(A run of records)
☆ ☆ ☆

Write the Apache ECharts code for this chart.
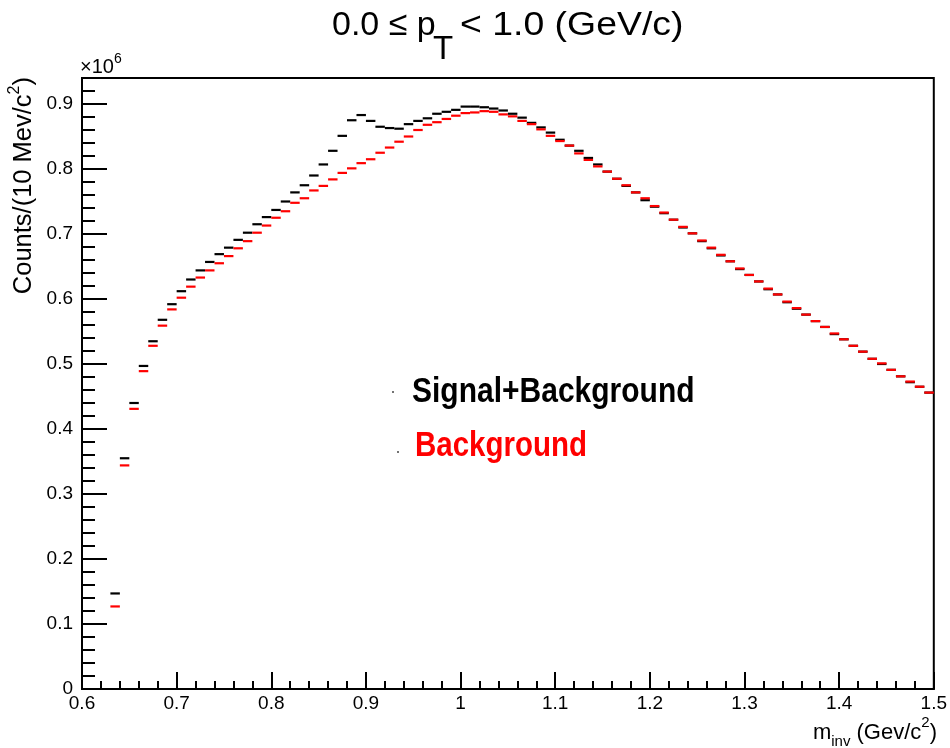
<!DOCTYPE html>
<html>
<head>
<meta charset="utf-8">
<script src="https://cdn.jsdelivr.net/npm/echarts@6/dist/echarts.min.js"></script>
<style>
html,body{margin:0;padding:0;background:#fff;}
#chart{width:950px;height:748px;}
</style>
</head>
<body>
<div id="chart"></div>
<script>
// bin centres (GeV/c^2), bin width 0.01
const binCenters = [0.635,0.645,0.655,0.665,0.675,0.685,0.695,0.705,0.715,0.725,0.735,0.745,0.755,0.765,0.775,0.785,0.795,0.805,0.815,0.825,0.835,0.845,0.855,0.865,0.875,0.885,0.895,0.905,0.915,0.925,0.935,0.945,0.955,0.965,0.975,0.985,0.995,1.005,1.015,1.025,1.035,1.045,1.055,1.065,1.075,1.085,1.095,1.105,1.115,1.125,1.135,1.145,1.155,1.165,1.175,1.185,1.195,1.205,1.215,1.225,1.235,1.245,1.255,1.265,1.275,1.285,1.295,1.305,1.315,1.325,1.335,1.345,1.355,1.365,1.375,1.385,1.395,1.405,1.415,1.425,1.435,1.445,1.455,1.465,1.475,1.485,1.495];
const binWidth = 0.01;
// counts in units of 1e6
const signalPlusBackground = [0.147,0.355,0.440,0.497,0.535,0.568,0.592,0.612,0.630,0.644,0.657,0.669,0.679,0.691,0.702,0.715,0.726,0.737,0.750,0.764,0.775,0.790,0.807,0.828,0.851,0.875,0.883,0.874,0.865,0.863,0.862,0.869,0.874,0.878,0.885,0.888,0.891,0.896,0.896,0.895,0.893,0.890,0.885,0.879,0.871,0.864,0.856,0.845,0.836,0.828,0.817,0.807,0.796,0.785,0.774,0.764,0.752,0.742,0.732,0.722,0.710,0.701,0.689,0.678,0.667,0.658,0.646,0.637,0.627,0.615,0.607,0.595,0.585,0.576,0.566,0.557,0.546,0.538,0.528,0.519,0.508,0.500,0.491,0.481,0.472,0.465,0.456];
const background = [0.127,0.344,0.431,0.489,0.528,0.559,0.584,0.602,0.619,0.633,0.644,0.655,0.666,0.678,0.689,0.702,0.713,0.725,0.735,0.748,0.755,0.767,0.774,0.784,0.794,0.801,0.809,0.815,0.825,0.833,0.842,0.850,0.860,0.868,0.872,0.877,0.882,0.886,0.887,0.889,0.888,0.884,0.881,0.874,0.869,0.861,0.851,0.843,0.836,0.824,0.814,0.804,0.796,0.785,0.775,0.764,0.755,0.743,0.733,0.722,0.711,0.701,0.690,0.679,0.668,0.658,0.647,0.637,0.627,0.616,0.607,0.596,0.586,0.576,0.566,0.557,0.547,0.538,0.528,0.519,0.508,0.501,0.491,0.481,0.473,0.465,0.456];

const xMajorTicks = [0.6,0.7,0.8,0.9,1.0,1.1,1.2,1.3,1.4,1.5];
const xMinorTicks = [0.62,0.64,0.66,0.68,0.72,0.74,0.76,0.78,0.82,0.84,0.86,0.88,0.92,0.94,0.96,0.98,1.02,1.04,1.06,1.08,1.12,1.14,1.16,1.18,1.22,1.24,1.26,1.28,1.32,1.34,1.36,1.38,1.42,1.44,1.46,1.48];
const yMajorTicks = [0,0.1,0.2,0.3,0.4,0.5,0.6,0.7,0.8,0.9];
const yMinorTicks = [0.02,0.04,0.06,0.08,0.12,0.14,0.16,0.18,0.22,0.24,0.26,0.28,0.32,0.34,0.36,0.38,0.42,0.44,0.46,0.48,0.52,0.54,0.56,0.58,0.62,0.64,0.66,0.68,0.72,0.74,0.76,0.78,0.82,0.84,0.86,0.88,0.92,0.94];

const FONT = '"Liberation Sans", Arial, Helvetica, sans-serif';
const chart = echarts.init(document.getElementById('chart'), null, {renderer:'canvas'});

function histSeries(name, values, color) {
  return {
    type: 'custom',
    name: name,
    data: binCenters.map((c, i) => [c, values[i]]),
    renderItem: function (params, api) {
      const c = api.value(0), v = api.value(1);
      const p1 = api.coord([c - binWidth / 2, v]);
      const p2 = api.coord([c + binWidth / 2, v]);
      return {
        type: 'line',
        shape: {x1: p1[0], y1: p1[1], x2: p2[0], y2: p2[1]},
        style: {stroke: color, lineWidth: 2.2}
      };
    },
    silent: true,
    animation: false
  };
}

const option = {
  backgroundColor: '#fff',
  animation: false,
  grid: {left: 82, right: 13, top: 78, bottom: 59, show: true, borderColor: '#000', borderWidth: 2, backgroundColor: 'transparent'},
  xAxis: [
    {
      type: 'value', min: 0.6, max: 1.5, position: 'bottom',
      axisLine: {show: true, onZero: false, lineStyle: {color: '#000', width: 2}},
      axisTick: {show: true, inside: true, length: 17, customValues: xMajorTicks, lineStyle: {color: '#000', width: 2}},
      axisLabel: {show: true, customValues: xMajorTicks, color: '#000', fontSize: 19, fontFamily: FONT, margin: 5},
      splitLine: {show: false}
    },
    {
      type: 'value', min: 0.6, max: 1.5, position: 'bottom', offset: 0,
      axisLine: {show: false},
      axisTick: {show: true, inside: true, length: 8, customValues: xMinorTicks, lineStyle: {color: '#000', width: 2}},
      axisLabel: {show: false},
      splitLine: {show: false}
    }
  ],
  yAxis: [
    {
      type: 'value', min: 0, max: 0.94, position: 'left',
      axisLine: {show: true, onZero: false, lineStyle: {color: '#000', width: 2}},
      axisTick: {show: true, inside: true, length: 25, customValues: yMajorTicks, lineStyle: {color: '#000', width: 2}},
      axisLabel: {show: true, customValues: yMajorTicks, color: '#000', fontSize: 19, fontFamily: FONT, margin: 9},
      splitLine: {show: false}
    },
    {
      type: 'value', min: 0, max: 0.94, position: 'left', offset: 0,
      axisLine: {show: false},
      axisTick: {show: true, inside: true, length: 13, customValues: yMinorTicks, lineStyle: {color: '#000', width: 2}},
      axisLabel: {show: false},
      splitLine: {show: false}
    }
  ],
  series: [
    histSeries('Signal+Background', signalPlusBackground, '#000000'),
    histSeries('Background', background, '#ff0000')
  ],
  graphic: [
    {type: 'text', x: 332, y: 25.5, silent: true,
      style: {text: '0.0 \u2264 p', fontSize: 34, fontFamily: FONT, fill: '#000', align: 'left', verticalAlign: 'middle'}},
    {type: 'text', x: 433, y: 49.5, silent: true,
      style: {text: 'T', fontSize: 33, fontFamily: FONT, fill: '#000', align: 'left', verticalAlign: 'middle'}},
    {type: 'text', x: 460, y: 25.5, scaleX: 1.1, silent: true,
      style: {text: '< 1.0 (GeV/c)', fontSize: 34, fontFamily: FONT, fill: '#000', align: 'left', verticalAlign: 'middle'}},
    {type: 'text', x: 80, y: 67, silent: true,
      style: {text: '{a|\u00d710}{s|6}', align: 'left', verticalAlign: 'middle',
        rich: {a: {fontSize: 20, fontFamily: FONT, fill: '#000', lineHeight: 30},
               s: {fontSize: 14, fontFamily: FONT, fill: '#000', lineHeight: 14, verticalAlign: 'top'}}}},
    {type: 'text', x: 23.5, y: 77, rotation: Math.PI / 2, silent: true,
      style: {text: '{a|Counts/(10 Mev/c}{s|2}{a|)}', align: 'right', verticalAlign: 'middle',
        rich: {a: {fontSize: 25.5, fontFamily: FONT, fill: '#000', lineHeight: 33},
               s: {fontSize: 16, fontFamily: FONT, fill: '#000', lineHeight: 16, verticalAlign: 'top'}}}},
    {type: 'text', x: 937, y: 732.5, silent: true,
      style: {text: '{a|m}{b|inv}{a| (Gev/c}{s|2}{a|)}', align: 'right', verticalAlign: 'middle',
        rich: {a: {fontSize: 22, fontFamily: FONT, fill: '#000', lineHeight: 34},
               b: {fontSize: 15, fontFamily: FONT, fill: '#000', lineHeight: 16, verticalAlign: 'bottom'},
               s: {fontSize: 15, fontFamily: FONT, fill: '#000', lineHeight: 16, verticalAlign: 'top'}}}},
    {type: 'circle', shape: {cx: 393, cy: 392, r: 1}, style: {fill: '#444'}, silent: true},
    {type: 'circle', shape: {cx: 398, cy: 452, r: 1}, style: {fill: '#444'}, silent: true},
    {type: 'text', x: 412, y: 392.5, scaleY: 1.16, silent: true,
      style: {text: 'Signal+Background', fontSize: 30, fontWeight: 'bold', fontFamily: FONT, fill: '#000', align: 'left', verticalAlign: 'middle'}},
    {type: 'text', x: 415, y: 447, scaleY: 1.16, silent: true,
      style: {text: 'Background', fontSize: 29.5, fontWeight: 'bold', fontFamily: FONT, fill: '#ff0000', align: 'left', verticalAlign: 'middle'}}
  ]
};
chart.setOption(option);
</script>
</body>
</html>
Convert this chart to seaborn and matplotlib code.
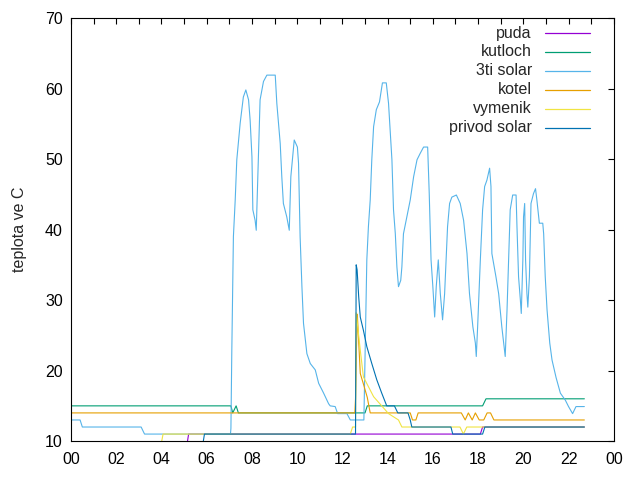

☆ ☆ ☆

__TASK__: Go through the data above and find the lines with the word "code". Copy each of those lines.

__TASK RESPONSE__:
Write the Apache ECharts code for this chart.
Convert this chart to seaborn and matplotlib code.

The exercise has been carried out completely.